Design economy for small teams
Indie resources are limited—animation frames, audio, playtesting hours. Borrow the economy principles of MMA gyms: specialize fighters in specific strengths instead of trying to simulate every discipline perfectly. This lets you craft distinct feels using fewer assets. And when you need to test optimization or hardware constraints, tutorials like future-proofing your PC clarify performance targets for the kinds of rigs your players will use.

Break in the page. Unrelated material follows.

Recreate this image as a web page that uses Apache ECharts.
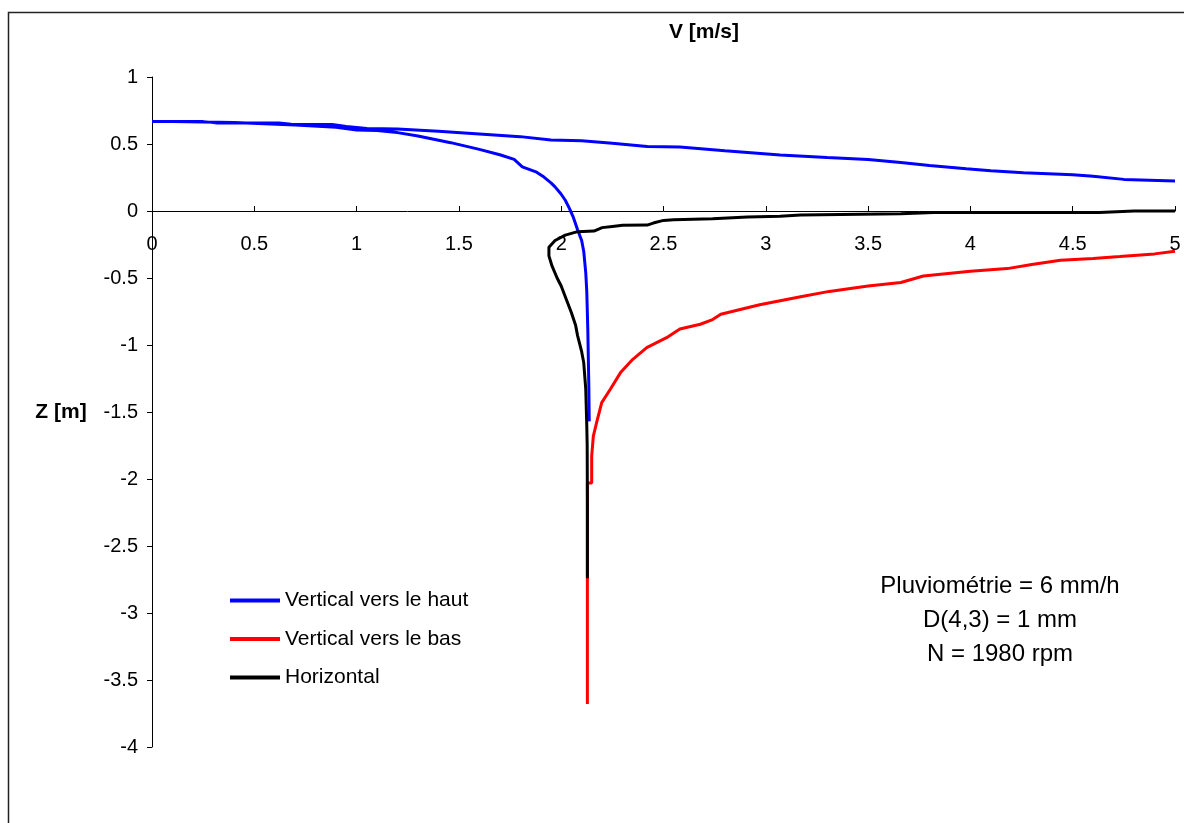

Mapping fighting styles to core mechanics
Strikers: Boxing and Muay Thai
Boxing focuses on footwork, jab control, and combos. In-game that translates to range-control meters, stance toggles, and combo rhythm inputs. Muay Thai adds clinch systems and elbow/knee strikes that excel at close quarters — those can be represented with a layered grapple/strike hybrid that toggles between damage-over-time and burst mechanics. For inspiration on how to craft community-facing features around competitive play, see discussions about resilience in esports; tight striker systems encourage onlookers and community-built strategies.
Grapplers: Brazilian Jiu-Jitsu (BJJ) and Wrestling
BJJ emphasizes transitions and control; wrestling focuses on takedowns and positional dominance. Mechanically you can represent these through multiphase encounters: takedown mini-games, positional advantage states, and escape counters that reward reading the opponent. Prioritize clarity: positional states should be visually and aurally obvious. Community-facing content and storytelling — similar to techniques used in creating impactful sports documentaries — helps players understand why a grappler’s playstyle matters.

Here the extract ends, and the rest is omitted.